:: Material for this exercise
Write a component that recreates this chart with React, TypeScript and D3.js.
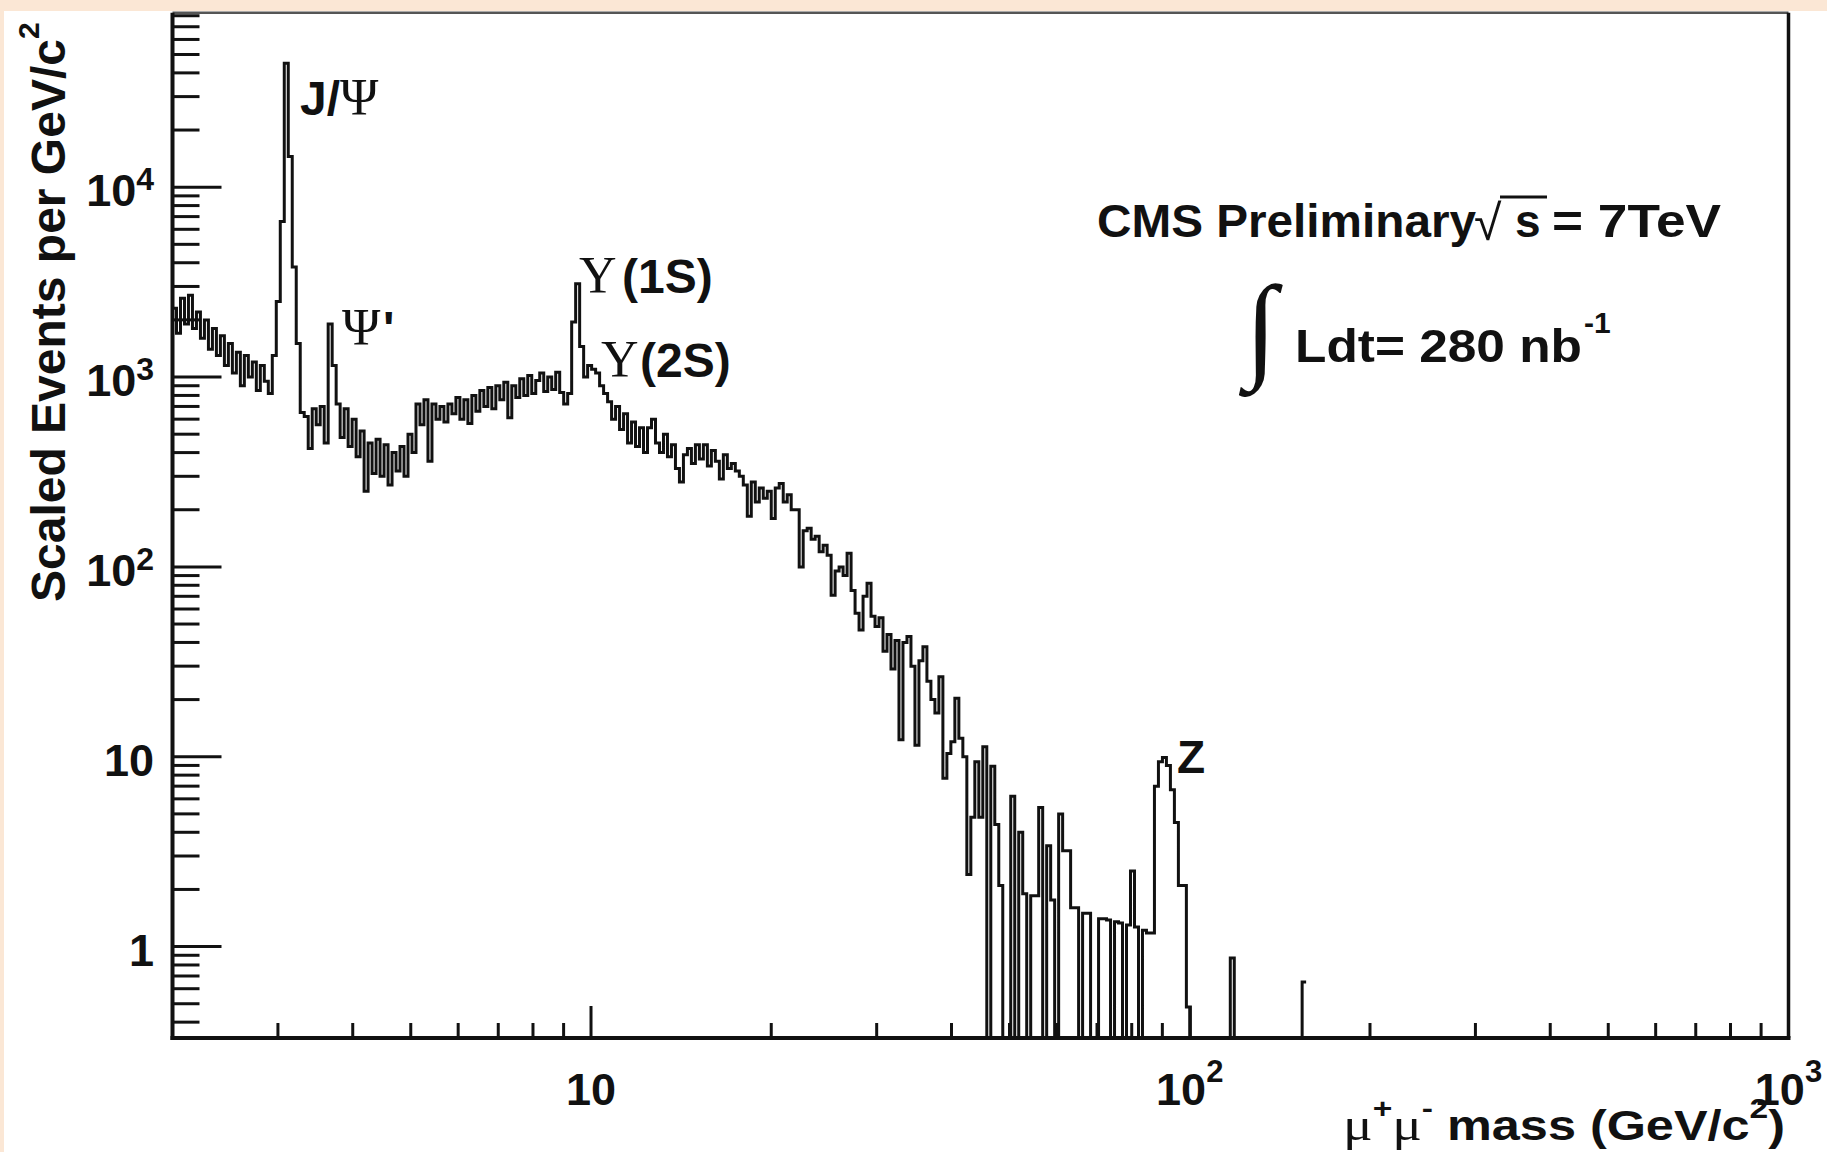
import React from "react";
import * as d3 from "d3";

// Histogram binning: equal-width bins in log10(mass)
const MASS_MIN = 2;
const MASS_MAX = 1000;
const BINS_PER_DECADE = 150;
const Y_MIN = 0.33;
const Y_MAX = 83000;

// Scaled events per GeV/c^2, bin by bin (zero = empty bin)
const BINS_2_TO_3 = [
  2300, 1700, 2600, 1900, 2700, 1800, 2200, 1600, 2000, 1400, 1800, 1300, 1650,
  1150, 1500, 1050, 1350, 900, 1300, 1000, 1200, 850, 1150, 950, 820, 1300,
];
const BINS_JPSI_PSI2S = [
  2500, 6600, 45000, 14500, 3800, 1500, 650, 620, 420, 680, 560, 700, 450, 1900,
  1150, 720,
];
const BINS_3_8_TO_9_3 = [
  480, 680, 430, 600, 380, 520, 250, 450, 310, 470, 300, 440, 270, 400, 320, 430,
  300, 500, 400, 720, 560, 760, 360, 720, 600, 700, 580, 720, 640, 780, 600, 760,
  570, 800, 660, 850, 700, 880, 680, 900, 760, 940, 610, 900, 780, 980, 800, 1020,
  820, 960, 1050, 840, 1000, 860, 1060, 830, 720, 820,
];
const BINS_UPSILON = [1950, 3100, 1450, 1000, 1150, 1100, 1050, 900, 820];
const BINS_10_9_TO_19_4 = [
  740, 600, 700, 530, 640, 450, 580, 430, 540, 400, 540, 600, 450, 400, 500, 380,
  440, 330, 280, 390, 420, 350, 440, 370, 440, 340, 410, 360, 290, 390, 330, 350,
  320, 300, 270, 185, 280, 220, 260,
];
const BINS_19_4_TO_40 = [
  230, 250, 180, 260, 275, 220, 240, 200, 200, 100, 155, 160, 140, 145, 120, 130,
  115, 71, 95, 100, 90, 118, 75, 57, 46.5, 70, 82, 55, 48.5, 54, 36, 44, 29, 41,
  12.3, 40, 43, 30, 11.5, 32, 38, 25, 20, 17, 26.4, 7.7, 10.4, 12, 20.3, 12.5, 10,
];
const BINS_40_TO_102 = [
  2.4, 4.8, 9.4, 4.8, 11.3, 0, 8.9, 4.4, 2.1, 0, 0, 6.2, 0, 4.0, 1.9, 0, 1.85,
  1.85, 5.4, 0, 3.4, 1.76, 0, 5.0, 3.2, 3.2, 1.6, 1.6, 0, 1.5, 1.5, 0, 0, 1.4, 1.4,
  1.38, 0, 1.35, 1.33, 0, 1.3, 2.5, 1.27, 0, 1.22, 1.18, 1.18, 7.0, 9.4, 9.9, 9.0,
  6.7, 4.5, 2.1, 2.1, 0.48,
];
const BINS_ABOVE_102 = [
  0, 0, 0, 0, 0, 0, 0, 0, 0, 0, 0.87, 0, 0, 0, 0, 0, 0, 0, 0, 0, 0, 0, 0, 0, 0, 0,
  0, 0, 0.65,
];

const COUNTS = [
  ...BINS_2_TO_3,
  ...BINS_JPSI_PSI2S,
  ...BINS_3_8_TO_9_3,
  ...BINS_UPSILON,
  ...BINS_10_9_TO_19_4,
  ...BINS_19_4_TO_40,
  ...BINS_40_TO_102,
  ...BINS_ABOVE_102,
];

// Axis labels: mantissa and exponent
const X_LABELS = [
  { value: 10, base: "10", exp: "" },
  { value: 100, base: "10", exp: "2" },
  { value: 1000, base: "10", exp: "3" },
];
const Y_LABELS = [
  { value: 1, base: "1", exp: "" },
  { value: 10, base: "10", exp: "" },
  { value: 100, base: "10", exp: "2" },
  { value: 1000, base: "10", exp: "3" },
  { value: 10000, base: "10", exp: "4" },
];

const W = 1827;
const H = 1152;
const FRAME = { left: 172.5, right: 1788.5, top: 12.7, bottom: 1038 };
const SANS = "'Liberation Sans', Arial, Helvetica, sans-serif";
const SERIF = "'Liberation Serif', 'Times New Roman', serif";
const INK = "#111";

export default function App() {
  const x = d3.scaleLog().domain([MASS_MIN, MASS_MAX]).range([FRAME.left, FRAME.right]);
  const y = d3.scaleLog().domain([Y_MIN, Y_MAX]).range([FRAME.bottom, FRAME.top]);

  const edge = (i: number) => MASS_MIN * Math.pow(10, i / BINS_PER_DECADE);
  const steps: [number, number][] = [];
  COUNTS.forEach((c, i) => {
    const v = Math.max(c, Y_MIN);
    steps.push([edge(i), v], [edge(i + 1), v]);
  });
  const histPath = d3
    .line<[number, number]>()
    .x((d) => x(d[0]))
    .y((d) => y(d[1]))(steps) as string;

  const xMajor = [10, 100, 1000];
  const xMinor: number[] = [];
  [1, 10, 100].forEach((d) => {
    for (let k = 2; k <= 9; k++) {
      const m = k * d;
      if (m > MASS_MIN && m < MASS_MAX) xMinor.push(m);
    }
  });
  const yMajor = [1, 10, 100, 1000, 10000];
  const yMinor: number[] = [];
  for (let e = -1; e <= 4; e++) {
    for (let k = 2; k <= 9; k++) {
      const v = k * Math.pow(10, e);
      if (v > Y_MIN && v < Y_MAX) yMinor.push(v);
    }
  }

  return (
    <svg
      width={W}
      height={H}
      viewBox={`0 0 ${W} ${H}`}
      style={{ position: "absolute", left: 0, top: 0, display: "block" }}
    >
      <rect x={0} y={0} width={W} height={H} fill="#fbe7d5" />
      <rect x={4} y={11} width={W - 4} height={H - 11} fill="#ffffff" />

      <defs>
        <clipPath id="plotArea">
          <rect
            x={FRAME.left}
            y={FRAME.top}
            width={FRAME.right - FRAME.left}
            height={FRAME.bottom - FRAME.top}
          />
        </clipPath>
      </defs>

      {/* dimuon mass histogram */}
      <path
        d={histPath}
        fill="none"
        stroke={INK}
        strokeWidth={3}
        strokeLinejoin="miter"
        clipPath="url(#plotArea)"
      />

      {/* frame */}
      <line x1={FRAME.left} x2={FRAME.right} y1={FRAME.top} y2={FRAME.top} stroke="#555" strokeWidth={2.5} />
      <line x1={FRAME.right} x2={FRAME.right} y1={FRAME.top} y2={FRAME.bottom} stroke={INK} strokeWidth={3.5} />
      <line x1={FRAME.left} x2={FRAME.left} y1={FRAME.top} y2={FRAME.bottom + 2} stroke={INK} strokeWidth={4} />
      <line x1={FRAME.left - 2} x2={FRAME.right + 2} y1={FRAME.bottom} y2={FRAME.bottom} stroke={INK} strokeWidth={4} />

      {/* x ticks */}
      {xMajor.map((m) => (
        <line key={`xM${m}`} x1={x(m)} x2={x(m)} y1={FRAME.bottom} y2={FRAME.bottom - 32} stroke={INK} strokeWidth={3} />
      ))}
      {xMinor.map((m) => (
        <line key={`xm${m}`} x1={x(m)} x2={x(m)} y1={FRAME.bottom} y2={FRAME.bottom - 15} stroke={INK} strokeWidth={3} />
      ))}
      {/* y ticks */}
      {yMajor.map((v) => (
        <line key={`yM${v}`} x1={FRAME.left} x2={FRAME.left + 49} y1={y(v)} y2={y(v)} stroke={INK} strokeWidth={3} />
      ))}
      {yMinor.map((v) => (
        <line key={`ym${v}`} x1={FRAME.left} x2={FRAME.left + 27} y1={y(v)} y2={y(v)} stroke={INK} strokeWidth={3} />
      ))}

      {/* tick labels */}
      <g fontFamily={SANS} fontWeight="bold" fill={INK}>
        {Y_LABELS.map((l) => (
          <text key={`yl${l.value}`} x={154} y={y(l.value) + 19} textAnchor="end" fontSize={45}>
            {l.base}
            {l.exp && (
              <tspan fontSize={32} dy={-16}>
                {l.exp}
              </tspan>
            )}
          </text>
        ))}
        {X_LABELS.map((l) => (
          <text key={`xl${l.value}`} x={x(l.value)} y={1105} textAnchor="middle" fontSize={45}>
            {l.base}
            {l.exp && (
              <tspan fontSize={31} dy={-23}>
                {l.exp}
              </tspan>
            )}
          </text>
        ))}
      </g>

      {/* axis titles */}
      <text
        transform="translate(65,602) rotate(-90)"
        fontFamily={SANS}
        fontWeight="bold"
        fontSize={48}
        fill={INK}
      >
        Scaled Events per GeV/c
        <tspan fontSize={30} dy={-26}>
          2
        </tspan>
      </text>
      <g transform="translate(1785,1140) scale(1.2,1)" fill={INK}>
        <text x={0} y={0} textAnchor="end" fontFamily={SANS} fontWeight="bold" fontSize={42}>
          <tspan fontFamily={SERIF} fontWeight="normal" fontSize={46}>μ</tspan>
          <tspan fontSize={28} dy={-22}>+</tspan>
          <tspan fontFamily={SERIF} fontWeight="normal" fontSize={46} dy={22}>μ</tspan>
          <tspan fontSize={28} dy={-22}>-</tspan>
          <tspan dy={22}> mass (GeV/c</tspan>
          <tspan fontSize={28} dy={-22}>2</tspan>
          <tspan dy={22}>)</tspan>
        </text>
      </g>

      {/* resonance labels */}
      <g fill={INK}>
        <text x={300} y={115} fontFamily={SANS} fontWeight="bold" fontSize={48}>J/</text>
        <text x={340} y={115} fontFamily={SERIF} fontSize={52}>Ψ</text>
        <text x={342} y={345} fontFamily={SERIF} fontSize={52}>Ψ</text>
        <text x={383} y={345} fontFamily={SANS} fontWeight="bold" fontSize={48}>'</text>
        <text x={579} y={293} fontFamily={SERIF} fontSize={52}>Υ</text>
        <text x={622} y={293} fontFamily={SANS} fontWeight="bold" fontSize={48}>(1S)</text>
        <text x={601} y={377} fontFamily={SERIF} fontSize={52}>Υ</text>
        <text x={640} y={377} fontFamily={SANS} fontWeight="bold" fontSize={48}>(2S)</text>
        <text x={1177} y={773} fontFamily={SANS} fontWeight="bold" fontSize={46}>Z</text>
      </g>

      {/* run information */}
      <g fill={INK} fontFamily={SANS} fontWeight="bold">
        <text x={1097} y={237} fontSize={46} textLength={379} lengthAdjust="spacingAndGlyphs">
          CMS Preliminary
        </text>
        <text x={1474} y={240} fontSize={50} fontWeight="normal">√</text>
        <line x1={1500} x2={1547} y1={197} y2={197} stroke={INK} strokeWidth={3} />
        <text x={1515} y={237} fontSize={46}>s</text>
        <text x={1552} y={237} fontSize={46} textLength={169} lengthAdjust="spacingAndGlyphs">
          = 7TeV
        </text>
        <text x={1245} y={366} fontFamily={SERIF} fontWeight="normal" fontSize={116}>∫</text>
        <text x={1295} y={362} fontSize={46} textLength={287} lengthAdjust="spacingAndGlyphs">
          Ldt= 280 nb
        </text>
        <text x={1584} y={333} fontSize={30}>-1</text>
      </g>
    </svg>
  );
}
::::
:: Material for this exercise
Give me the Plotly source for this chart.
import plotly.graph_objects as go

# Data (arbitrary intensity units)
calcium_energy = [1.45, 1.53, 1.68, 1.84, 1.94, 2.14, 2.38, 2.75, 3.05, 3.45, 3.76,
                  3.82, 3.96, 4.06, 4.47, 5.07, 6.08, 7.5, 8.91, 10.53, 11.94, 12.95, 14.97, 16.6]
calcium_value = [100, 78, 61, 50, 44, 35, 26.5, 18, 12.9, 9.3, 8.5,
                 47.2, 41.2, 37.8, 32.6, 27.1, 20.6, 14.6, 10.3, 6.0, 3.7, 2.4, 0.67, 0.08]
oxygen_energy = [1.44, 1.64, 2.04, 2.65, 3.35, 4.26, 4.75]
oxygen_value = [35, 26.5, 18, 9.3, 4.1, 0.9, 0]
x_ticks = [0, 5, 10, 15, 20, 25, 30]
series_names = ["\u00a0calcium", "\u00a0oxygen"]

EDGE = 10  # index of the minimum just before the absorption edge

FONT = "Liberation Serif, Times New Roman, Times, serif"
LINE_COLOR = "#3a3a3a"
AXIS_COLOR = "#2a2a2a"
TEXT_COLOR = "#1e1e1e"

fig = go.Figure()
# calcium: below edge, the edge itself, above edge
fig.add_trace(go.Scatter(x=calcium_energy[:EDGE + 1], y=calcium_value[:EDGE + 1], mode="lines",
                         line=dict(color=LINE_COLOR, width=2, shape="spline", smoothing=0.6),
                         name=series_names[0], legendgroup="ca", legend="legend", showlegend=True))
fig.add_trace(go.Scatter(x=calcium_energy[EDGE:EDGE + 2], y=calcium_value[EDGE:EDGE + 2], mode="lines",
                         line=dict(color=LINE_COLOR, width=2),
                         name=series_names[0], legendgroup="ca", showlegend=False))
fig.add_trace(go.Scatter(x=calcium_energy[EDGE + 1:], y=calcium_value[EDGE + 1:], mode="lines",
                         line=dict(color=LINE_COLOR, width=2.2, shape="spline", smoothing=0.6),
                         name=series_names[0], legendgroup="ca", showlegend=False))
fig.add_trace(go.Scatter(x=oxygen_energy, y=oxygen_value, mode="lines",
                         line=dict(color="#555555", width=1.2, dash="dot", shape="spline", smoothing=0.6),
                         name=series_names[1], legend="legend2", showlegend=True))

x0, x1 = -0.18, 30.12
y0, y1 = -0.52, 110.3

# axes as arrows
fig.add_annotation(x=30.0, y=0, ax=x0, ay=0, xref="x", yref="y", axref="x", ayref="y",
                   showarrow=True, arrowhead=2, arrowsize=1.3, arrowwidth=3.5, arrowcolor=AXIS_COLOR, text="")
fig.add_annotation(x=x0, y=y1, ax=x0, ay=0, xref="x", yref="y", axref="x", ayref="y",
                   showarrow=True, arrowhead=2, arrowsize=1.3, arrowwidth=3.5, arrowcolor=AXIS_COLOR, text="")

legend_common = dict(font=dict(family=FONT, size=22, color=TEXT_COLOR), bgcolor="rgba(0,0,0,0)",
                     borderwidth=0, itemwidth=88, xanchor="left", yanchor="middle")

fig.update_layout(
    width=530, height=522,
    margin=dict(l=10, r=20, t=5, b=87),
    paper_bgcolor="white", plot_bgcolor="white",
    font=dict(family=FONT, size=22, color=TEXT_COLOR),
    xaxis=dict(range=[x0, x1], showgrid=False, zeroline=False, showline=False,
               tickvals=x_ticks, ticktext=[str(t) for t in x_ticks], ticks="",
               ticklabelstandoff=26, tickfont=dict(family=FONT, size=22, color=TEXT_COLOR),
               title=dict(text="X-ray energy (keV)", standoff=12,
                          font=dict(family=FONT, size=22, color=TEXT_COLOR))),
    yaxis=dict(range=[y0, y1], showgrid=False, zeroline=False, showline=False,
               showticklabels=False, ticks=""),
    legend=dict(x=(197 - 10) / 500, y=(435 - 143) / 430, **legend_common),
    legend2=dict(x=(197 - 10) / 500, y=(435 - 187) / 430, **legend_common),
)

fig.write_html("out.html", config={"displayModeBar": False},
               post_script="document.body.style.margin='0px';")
::::
▶ **Task description**
Note each line of the entries that has "chart" in it, and copy those lines.

▶ **Finished answer**
Write a component that recreates this chart with React, TypeScript and D3.js.
Give me the Plotly source for this chart.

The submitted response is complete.